Rows from a dataset of charts and code
* START *

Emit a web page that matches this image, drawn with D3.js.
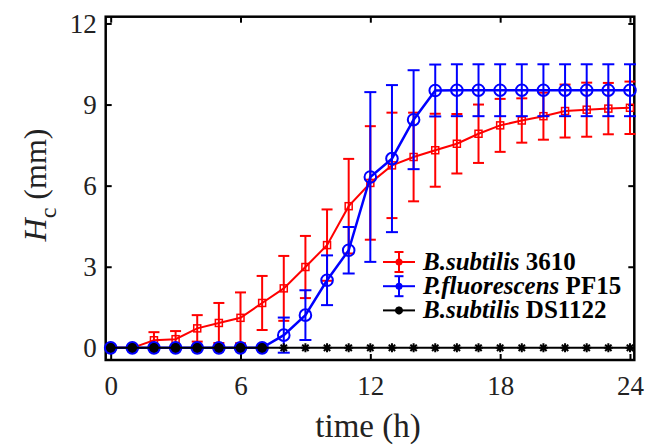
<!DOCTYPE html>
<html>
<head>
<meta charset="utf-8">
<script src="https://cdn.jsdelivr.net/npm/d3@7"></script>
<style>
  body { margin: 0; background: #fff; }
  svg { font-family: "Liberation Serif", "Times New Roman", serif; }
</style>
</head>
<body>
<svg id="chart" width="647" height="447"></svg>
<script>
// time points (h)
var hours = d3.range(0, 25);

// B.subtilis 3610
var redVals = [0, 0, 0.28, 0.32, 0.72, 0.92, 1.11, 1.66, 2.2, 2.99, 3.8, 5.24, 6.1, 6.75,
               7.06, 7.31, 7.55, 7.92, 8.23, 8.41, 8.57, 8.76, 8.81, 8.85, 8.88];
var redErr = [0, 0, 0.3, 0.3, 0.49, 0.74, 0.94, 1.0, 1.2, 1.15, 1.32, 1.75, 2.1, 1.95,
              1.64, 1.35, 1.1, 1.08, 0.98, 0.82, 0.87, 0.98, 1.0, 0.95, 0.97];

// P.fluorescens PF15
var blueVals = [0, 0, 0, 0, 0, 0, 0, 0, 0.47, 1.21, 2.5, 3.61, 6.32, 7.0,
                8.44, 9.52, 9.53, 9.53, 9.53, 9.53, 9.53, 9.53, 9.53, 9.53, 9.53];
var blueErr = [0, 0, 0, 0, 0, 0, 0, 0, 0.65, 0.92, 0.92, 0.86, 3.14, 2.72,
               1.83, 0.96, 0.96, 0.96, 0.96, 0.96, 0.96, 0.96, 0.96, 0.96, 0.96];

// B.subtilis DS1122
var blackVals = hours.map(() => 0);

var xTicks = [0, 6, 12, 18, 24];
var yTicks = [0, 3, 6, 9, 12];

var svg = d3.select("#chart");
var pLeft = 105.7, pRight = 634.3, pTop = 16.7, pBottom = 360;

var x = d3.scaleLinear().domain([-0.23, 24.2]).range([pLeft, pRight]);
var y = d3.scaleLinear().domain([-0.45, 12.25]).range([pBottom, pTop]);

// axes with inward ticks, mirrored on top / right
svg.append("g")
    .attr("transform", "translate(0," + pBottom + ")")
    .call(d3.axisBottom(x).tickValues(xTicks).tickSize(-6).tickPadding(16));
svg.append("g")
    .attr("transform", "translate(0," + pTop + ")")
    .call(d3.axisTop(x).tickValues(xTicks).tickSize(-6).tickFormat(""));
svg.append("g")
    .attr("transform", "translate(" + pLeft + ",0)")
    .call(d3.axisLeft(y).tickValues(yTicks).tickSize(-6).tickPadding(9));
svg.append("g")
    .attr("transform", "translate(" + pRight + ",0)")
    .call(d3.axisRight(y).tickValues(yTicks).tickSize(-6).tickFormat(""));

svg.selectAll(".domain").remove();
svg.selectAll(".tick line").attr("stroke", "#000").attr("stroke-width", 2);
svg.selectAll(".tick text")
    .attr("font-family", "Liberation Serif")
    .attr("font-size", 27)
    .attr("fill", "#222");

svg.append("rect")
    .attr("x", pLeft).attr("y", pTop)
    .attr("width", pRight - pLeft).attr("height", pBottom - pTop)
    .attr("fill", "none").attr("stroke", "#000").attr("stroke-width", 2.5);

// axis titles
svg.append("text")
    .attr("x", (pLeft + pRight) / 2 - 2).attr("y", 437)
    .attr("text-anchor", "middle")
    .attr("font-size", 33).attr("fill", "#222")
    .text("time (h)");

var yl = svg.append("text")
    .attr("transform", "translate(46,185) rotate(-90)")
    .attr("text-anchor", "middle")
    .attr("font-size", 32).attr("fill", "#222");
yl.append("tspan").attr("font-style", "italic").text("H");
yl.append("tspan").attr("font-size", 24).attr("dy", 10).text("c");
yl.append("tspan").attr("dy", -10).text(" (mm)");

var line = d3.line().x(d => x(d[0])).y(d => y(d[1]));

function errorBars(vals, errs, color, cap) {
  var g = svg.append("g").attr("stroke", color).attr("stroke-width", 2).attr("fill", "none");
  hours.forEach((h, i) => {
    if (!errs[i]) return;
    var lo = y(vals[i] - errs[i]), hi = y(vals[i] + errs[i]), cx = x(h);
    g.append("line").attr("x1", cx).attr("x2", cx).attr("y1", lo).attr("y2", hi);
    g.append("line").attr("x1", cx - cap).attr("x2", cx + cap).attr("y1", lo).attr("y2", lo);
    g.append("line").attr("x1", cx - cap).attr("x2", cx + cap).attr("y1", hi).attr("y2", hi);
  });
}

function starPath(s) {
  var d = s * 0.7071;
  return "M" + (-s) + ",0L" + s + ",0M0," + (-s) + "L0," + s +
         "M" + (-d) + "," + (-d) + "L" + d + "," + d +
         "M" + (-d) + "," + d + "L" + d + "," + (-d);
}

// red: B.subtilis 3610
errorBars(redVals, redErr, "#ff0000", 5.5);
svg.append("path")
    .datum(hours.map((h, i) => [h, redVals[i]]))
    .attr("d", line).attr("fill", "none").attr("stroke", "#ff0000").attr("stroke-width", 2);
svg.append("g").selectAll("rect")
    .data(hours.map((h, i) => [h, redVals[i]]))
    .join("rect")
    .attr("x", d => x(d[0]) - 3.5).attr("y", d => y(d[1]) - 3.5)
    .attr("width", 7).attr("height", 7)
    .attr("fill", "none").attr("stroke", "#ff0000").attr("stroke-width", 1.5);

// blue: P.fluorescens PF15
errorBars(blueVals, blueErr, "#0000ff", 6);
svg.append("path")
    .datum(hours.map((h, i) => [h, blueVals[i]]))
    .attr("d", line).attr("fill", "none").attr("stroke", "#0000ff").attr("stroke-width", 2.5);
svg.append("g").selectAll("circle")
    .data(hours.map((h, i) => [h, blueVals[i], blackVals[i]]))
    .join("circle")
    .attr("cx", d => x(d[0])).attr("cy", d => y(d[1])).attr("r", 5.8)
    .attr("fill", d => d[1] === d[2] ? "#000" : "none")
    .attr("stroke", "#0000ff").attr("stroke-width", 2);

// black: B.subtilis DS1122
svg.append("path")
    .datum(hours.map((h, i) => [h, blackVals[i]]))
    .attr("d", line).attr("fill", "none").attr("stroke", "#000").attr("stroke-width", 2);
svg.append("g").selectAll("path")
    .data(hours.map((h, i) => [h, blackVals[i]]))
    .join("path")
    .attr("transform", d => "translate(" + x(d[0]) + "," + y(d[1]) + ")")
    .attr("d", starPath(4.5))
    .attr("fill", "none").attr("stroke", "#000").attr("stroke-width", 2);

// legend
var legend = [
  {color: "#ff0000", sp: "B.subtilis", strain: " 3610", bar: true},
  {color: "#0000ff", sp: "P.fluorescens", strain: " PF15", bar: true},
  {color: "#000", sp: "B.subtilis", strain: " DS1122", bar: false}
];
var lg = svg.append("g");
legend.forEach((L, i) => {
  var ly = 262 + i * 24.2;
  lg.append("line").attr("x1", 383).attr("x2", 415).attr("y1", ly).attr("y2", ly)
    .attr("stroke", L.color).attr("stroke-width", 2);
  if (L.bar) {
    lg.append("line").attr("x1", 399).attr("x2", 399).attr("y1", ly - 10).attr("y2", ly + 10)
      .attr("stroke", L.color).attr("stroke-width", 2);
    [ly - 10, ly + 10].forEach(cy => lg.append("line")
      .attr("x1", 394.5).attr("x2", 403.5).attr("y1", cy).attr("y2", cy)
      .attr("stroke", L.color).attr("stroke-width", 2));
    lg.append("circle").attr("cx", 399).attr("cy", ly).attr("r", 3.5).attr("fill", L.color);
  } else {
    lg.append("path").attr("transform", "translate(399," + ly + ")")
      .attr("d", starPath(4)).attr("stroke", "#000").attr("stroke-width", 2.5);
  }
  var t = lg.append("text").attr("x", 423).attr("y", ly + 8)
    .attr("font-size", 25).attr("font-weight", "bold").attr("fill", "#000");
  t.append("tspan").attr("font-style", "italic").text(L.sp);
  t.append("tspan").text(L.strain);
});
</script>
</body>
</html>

* END *
* START *

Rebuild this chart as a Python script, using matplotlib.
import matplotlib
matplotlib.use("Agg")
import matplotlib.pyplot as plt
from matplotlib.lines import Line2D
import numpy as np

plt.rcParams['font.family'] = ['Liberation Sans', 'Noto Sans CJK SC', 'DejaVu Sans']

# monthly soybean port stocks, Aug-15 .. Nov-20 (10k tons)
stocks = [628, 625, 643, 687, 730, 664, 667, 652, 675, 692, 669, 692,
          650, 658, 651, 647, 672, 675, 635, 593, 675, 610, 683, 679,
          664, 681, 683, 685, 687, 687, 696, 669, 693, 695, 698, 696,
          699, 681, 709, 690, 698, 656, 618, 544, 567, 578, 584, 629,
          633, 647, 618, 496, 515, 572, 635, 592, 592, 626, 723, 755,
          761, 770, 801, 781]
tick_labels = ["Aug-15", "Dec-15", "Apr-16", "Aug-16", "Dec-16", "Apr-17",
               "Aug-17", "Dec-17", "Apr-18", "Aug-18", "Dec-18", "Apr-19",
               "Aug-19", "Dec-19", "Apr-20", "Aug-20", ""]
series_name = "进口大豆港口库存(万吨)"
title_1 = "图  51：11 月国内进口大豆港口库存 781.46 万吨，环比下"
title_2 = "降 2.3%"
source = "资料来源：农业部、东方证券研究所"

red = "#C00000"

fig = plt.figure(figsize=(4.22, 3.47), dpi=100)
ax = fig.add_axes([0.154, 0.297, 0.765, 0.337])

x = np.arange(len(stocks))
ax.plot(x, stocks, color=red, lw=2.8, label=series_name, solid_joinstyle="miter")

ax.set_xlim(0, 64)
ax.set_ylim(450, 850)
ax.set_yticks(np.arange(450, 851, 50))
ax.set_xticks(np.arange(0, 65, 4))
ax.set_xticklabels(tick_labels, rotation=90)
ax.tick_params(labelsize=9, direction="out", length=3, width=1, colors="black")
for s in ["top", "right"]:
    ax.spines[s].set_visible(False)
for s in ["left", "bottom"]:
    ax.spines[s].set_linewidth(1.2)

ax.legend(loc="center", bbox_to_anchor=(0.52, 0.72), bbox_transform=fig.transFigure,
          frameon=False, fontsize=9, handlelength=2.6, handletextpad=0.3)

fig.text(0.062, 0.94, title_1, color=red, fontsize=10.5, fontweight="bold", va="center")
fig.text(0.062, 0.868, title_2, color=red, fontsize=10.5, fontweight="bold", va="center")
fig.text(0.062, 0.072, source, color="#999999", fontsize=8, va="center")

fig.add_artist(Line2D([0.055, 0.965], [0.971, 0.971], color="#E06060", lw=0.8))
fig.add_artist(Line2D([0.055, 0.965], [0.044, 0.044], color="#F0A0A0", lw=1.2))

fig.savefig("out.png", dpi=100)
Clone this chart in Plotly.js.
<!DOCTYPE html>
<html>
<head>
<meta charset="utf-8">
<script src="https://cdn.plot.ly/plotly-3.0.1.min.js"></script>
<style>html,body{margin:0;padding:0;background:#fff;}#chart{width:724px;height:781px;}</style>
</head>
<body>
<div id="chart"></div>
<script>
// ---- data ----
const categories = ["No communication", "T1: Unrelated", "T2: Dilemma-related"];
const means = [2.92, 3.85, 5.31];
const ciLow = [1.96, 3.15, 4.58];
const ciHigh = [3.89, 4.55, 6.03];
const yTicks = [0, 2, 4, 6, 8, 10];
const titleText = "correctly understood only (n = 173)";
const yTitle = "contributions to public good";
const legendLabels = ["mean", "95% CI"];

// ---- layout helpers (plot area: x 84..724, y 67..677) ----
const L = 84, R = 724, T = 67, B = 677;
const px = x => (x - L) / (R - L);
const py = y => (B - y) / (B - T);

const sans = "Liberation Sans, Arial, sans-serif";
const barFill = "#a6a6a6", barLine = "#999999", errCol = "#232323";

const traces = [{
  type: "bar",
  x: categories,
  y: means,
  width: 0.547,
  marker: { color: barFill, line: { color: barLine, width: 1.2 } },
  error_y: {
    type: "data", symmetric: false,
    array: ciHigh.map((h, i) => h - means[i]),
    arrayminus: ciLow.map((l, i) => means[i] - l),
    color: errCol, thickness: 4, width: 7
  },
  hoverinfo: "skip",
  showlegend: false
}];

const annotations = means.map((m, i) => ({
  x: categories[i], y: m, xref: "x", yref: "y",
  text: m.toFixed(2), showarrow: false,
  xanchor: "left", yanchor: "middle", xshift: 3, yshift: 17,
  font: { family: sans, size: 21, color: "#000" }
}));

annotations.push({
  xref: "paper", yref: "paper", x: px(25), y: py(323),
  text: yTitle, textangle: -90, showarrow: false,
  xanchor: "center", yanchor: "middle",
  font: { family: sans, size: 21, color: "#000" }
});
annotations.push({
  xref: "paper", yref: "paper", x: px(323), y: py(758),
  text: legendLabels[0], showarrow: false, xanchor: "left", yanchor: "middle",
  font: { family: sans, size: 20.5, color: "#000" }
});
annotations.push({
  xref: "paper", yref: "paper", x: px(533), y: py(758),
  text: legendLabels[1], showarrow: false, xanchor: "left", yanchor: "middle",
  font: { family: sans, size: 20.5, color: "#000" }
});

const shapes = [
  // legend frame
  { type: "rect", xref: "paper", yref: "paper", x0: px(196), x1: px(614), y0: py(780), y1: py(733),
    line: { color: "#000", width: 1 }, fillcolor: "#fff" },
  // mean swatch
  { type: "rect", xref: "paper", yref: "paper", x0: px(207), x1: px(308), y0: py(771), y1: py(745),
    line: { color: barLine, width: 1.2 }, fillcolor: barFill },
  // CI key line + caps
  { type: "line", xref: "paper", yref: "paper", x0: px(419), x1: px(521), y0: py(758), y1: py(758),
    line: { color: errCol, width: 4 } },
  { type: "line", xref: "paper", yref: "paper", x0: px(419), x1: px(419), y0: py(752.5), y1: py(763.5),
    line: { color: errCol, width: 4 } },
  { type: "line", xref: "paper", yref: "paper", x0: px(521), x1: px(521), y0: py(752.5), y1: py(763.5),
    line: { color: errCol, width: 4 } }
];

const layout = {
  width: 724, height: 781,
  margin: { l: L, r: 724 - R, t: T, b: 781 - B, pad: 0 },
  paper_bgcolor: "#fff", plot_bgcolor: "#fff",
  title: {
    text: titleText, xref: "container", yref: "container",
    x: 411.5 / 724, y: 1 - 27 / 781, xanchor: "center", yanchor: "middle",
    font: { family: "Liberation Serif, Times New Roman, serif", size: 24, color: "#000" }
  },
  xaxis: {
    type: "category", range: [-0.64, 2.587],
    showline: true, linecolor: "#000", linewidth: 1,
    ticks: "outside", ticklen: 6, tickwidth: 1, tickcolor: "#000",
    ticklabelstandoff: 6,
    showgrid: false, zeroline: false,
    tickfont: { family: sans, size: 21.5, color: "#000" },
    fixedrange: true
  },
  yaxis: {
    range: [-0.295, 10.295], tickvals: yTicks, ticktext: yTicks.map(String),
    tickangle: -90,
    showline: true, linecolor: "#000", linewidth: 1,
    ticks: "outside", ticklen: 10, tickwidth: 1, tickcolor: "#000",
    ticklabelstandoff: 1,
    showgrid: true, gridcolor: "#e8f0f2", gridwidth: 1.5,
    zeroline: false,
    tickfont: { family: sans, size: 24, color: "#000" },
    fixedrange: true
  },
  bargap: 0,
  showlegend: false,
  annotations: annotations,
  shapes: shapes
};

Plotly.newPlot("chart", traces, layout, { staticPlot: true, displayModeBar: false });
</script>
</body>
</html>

* END *
* START *

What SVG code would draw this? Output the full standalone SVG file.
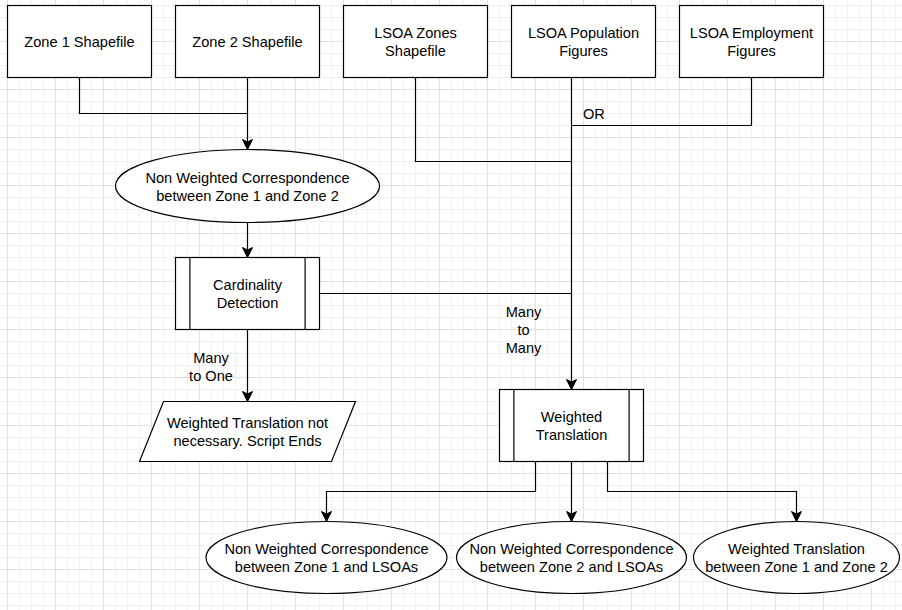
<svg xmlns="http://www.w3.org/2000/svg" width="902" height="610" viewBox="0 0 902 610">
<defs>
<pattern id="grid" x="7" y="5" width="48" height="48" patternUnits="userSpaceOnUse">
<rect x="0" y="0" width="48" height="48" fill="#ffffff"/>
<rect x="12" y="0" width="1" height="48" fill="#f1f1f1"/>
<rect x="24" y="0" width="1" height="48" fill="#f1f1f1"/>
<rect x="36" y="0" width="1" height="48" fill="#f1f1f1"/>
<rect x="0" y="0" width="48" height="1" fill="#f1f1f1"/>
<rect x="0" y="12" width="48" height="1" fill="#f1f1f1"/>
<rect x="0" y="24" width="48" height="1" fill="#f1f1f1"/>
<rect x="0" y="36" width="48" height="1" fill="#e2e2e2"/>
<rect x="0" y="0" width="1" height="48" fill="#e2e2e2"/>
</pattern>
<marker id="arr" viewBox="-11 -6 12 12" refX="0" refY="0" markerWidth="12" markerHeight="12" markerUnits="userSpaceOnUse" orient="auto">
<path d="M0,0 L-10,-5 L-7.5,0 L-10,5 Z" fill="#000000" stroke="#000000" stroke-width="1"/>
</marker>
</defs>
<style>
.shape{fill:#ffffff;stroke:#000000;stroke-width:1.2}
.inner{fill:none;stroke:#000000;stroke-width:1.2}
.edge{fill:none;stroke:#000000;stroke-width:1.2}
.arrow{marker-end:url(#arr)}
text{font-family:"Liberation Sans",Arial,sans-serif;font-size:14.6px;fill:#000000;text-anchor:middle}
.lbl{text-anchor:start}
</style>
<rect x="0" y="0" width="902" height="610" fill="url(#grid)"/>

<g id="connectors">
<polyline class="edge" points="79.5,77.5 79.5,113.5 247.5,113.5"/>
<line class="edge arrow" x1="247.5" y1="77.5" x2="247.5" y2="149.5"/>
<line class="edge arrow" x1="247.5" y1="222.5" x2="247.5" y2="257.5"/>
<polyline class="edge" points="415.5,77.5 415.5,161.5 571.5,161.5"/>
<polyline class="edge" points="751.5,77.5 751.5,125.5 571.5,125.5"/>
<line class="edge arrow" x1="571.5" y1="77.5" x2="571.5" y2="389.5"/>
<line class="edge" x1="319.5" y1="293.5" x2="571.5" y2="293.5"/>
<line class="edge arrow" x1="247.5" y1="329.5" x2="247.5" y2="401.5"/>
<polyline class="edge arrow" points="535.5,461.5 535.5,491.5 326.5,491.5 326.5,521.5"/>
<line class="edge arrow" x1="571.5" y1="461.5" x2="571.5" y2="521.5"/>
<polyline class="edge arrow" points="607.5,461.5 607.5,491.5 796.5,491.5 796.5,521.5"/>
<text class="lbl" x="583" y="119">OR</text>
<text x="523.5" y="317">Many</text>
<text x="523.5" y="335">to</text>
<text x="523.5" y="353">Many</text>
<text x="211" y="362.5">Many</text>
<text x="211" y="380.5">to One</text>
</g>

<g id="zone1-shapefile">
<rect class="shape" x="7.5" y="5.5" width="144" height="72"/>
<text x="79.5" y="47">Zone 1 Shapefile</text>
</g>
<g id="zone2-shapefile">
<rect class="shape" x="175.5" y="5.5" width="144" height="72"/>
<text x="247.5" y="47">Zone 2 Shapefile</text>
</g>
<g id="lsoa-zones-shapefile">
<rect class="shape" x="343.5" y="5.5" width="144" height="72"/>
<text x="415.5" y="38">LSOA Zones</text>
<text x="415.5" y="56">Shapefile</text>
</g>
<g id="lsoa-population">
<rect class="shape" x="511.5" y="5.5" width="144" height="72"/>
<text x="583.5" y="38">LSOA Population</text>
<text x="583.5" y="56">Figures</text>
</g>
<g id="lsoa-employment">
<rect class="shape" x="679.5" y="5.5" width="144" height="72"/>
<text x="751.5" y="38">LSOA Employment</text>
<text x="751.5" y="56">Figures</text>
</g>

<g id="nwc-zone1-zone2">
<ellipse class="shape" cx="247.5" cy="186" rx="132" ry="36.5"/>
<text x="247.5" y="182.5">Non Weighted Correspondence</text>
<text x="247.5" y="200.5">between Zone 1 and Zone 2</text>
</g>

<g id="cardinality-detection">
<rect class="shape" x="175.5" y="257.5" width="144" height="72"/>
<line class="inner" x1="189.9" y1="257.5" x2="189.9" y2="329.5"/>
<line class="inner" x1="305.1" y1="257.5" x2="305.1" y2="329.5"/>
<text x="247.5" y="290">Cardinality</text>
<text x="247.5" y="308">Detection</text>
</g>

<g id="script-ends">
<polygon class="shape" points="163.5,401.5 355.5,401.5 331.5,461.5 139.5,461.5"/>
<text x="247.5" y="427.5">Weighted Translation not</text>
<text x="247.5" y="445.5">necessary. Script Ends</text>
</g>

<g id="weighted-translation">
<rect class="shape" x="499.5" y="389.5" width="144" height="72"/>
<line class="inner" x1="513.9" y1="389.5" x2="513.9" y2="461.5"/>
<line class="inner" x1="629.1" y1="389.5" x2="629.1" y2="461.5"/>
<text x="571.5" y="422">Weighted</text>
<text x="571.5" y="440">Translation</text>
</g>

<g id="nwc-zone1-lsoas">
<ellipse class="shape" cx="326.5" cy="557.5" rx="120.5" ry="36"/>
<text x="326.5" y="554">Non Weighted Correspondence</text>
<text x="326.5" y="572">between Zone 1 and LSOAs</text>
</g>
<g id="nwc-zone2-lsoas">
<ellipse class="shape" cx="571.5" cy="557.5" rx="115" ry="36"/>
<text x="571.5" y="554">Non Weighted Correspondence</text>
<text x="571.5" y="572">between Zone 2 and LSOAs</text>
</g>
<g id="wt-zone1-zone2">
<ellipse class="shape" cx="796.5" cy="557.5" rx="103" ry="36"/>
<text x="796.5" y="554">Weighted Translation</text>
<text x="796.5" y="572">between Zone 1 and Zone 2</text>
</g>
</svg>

* END *

• [Requirement]:
Print out, exactly and with nothing added, the lines starting at the line holding "Emit a web page" and ending at the line holding "var pLeft = 105.7, pRight", minus any pictures.

• [The completed task]:
Emit a web page that matches this image, drawn with D3.js.
<!DOCTYPE html>
<html>
<head>
<meta charset="utf-8">
<script src="https://cdn.jsdelivr.net/npm/d3@7"></script>
<style>
  body { margin: 0; background: #fff; }
  svg { font-family: "Liberation Serif", "Times New Roman", serif; }
</style>
</head>
<body>
<svg id="chart" width="647" height="447"></svg>
<script>
// time points (h)
var hours = d3.range(0, 25);

// B.subtilis 3610
var redVals = [0, 0, 0.28, 0.32, 0.72, 0.92, 1.11, 1.66, 2.2, 2.99, 3.8, 5.24, 6.1, 6.75,
               7.06, 7.31, 7.55, 7.92, 8.23, 8.41, 8.57, 8.76, 8.81, 8.85, 8.88];
var redErr = [0, 0, 0.3, 0.3, 0.49, 0.74, 0.94, 1.0, 1.2, 1.15, 1.32, 1.75, 2.1, 1.95,
              1.64, 1.35, 1.1, 1.08, 0.98, 0.82, 0.87, 0.98, 1.0, 0.95, 0.97];

// P.fluorescens PF15
var blueVals = [0, 0, 0, 0, 0, 0, 0, 0, 0.47, 1.21, 2.5, 3.61, 6.32, 7.0,
                8.44, 9.52, 9.53, 9.53, 9.53, 9.53, 9.53, 9.53, 9.53, 9.53, 9.53];
var blueErr = [0, 0, 0, 0, 0, 0, 0, 0, 0.65, 0.92, 0.92, 0.86, 3.14, 2.72,
               1.83, 0.96, 0.96, 0.96, 0.96, 0.96, 0.96, 0.96, 0.96, 0.96, 0.96];

// B.subtilis DS1122
var blackVals = hours.map(() => 0);

var xTicks = [0, 6, 12, 18, 24];
var yTicks = [0, 3, 6, 9, 12];

var svg = d3.select("#chart");
var pLeft = 105.7, pRight = 634.3, pTop = 16.7, pBottom = 360;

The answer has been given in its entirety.